• TASK BRIEF: Retype only the lines below from the one with "Give me the matplotlib source for this chart." to the one with "plt.rcParams['font.family'] = ['Lato', 'DejaVu", inclusive, skipping every image.

***** DATA ENTRIES

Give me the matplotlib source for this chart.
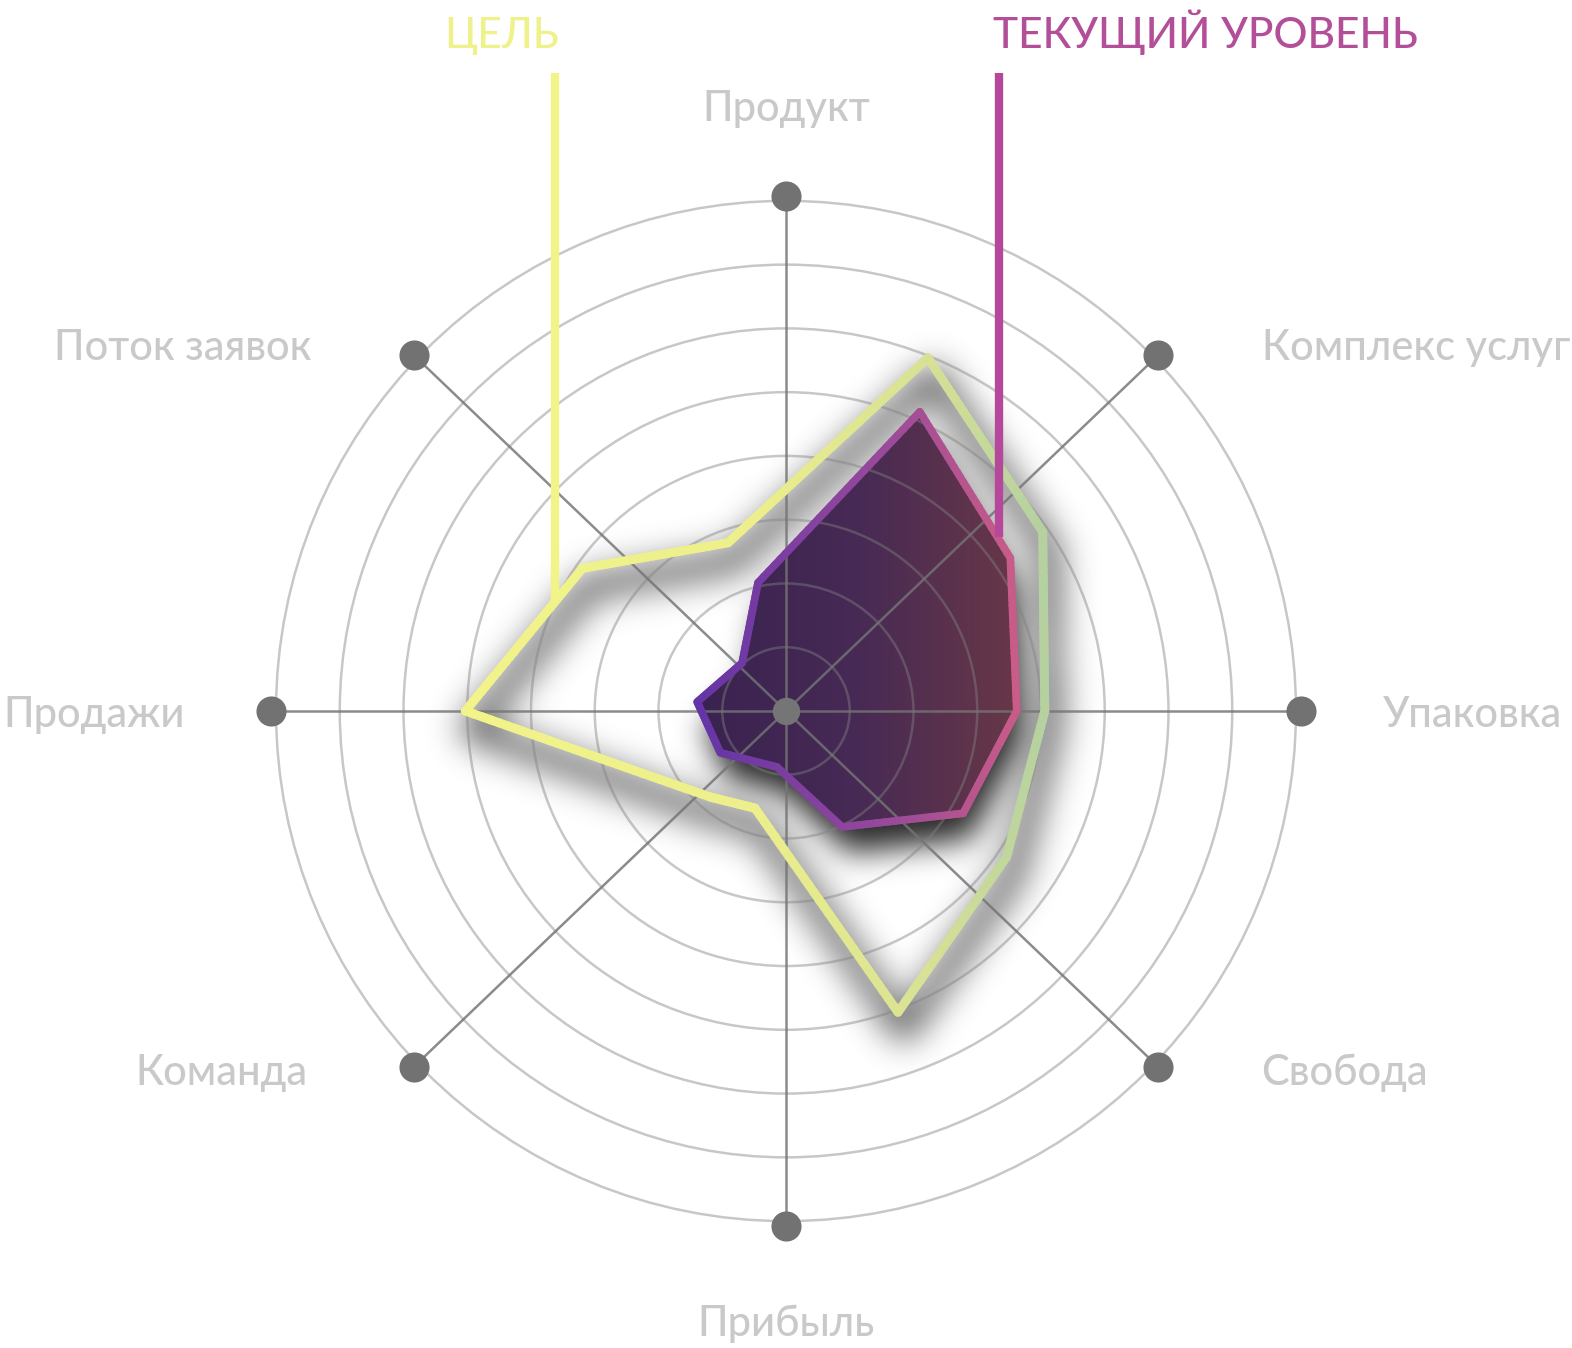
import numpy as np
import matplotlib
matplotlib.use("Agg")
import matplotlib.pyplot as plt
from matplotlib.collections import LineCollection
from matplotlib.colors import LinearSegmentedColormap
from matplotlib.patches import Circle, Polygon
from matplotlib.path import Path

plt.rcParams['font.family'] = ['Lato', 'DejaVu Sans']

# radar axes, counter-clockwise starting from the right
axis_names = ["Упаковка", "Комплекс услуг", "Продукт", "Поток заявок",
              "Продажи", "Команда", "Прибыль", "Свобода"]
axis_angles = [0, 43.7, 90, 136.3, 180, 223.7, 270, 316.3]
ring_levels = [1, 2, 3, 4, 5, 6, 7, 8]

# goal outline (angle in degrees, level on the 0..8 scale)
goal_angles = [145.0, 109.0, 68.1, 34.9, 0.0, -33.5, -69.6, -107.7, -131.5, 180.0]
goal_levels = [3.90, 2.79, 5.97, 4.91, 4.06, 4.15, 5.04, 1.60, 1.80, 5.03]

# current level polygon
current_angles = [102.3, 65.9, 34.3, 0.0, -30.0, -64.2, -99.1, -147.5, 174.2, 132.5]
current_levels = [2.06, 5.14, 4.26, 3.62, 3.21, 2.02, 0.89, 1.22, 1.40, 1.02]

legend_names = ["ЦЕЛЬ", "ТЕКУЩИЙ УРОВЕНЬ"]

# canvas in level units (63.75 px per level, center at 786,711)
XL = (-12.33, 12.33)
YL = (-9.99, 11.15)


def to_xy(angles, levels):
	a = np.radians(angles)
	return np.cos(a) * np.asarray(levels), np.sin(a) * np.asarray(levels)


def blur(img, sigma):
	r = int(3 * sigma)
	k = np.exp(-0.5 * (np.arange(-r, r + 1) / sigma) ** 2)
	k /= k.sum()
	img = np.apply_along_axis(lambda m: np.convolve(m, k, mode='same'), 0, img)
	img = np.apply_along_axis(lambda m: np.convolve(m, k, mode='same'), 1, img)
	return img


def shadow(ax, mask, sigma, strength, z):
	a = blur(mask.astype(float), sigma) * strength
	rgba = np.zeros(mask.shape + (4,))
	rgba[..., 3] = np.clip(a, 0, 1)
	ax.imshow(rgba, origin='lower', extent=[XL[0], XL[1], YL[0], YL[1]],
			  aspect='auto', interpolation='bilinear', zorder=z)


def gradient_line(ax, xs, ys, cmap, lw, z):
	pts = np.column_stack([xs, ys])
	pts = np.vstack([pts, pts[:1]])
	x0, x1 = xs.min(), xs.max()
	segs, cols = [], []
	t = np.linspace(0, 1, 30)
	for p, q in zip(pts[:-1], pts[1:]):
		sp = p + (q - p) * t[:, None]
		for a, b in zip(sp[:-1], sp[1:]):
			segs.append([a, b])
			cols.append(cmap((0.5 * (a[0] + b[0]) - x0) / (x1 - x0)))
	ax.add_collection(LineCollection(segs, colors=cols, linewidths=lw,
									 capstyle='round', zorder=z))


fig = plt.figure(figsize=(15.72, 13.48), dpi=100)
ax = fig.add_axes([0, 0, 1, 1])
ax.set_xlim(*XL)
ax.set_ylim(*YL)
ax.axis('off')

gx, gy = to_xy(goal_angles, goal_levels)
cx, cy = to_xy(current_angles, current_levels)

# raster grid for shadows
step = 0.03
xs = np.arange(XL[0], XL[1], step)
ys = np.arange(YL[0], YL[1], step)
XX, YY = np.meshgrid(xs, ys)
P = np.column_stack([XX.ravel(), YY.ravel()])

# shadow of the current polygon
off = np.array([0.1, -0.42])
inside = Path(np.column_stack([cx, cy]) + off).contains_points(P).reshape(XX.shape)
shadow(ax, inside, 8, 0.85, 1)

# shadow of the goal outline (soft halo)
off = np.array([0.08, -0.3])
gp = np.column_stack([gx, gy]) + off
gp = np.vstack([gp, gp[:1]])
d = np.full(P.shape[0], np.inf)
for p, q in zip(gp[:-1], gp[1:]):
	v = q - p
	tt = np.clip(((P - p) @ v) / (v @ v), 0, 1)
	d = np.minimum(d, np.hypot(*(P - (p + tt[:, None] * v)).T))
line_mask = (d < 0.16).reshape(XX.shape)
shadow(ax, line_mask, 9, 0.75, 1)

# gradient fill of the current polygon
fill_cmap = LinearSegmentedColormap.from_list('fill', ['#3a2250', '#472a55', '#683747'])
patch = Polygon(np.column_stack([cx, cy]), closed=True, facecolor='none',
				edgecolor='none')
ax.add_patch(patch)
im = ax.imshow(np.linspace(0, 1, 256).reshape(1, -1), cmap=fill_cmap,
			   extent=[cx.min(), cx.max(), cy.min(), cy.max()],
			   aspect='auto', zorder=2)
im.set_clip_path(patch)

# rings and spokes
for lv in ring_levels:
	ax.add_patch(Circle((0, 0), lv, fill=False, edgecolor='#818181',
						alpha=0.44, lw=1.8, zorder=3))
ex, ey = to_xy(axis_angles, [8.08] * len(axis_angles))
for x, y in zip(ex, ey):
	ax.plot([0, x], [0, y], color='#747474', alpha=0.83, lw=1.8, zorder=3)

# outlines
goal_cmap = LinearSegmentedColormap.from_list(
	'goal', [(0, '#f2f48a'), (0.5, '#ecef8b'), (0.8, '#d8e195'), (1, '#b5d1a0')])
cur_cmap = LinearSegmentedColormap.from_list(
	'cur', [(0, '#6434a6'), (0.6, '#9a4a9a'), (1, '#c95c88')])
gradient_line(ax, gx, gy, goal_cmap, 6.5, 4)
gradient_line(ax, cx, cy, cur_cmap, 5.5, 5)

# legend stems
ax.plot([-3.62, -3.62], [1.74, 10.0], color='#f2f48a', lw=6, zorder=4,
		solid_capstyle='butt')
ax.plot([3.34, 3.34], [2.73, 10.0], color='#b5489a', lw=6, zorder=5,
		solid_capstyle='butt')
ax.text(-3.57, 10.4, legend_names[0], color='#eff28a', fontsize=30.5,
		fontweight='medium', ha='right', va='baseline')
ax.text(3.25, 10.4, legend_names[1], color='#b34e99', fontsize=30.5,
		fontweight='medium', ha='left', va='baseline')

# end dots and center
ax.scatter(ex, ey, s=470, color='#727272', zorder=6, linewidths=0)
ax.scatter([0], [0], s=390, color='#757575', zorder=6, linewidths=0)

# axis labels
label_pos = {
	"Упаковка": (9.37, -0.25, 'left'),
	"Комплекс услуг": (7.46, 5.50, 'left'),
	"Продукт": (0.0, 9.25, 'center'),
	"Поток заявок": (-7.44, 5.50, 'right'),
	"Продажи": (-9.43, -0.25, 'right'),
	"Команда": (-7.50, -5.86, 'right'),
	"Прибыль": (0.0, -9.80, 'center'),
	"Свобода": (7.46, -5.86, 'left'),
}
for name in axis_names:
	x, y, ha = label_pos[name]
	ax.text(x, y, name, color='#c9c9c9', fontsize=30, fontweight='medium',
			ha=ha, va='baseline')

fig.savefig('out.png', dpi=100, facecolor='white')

**********
***** DATA ENTRIES

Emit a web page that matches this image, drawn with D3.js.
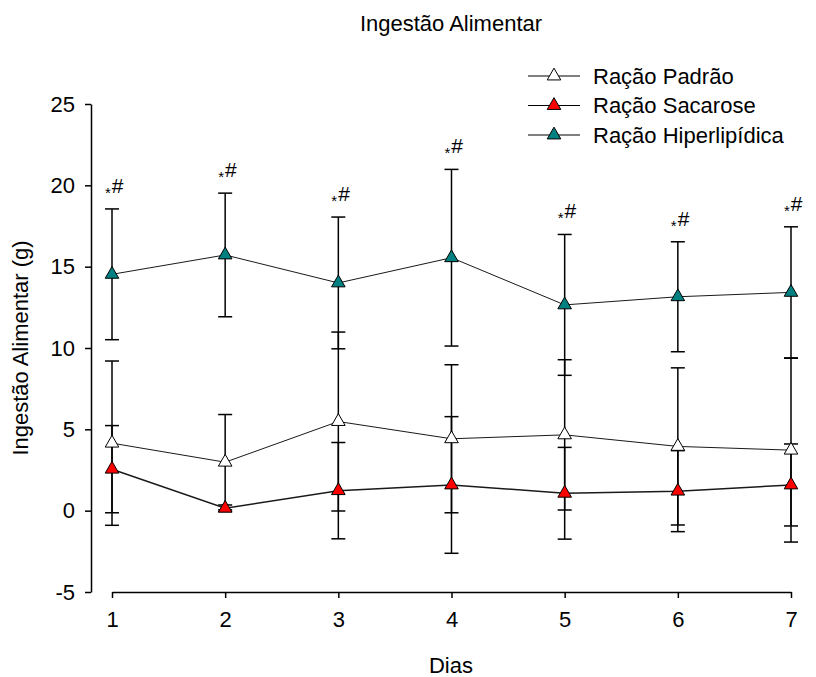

**********

• FINAL RESULT:
Give me the matplotlib source for this chart.
import numpy as np
import matplotlib
matplotlib.use("Agg")
import matplotlib.pyplot as plt
from matplotlib.collections import LineCollection
from matplotlib.colors import LinearSegmentedColormap
from matplotlib.patches import Circle, Polygon
from matplotlib.path import Path

plt.rcParams['font.family'] = ['Lato', 'DejaVu Sans']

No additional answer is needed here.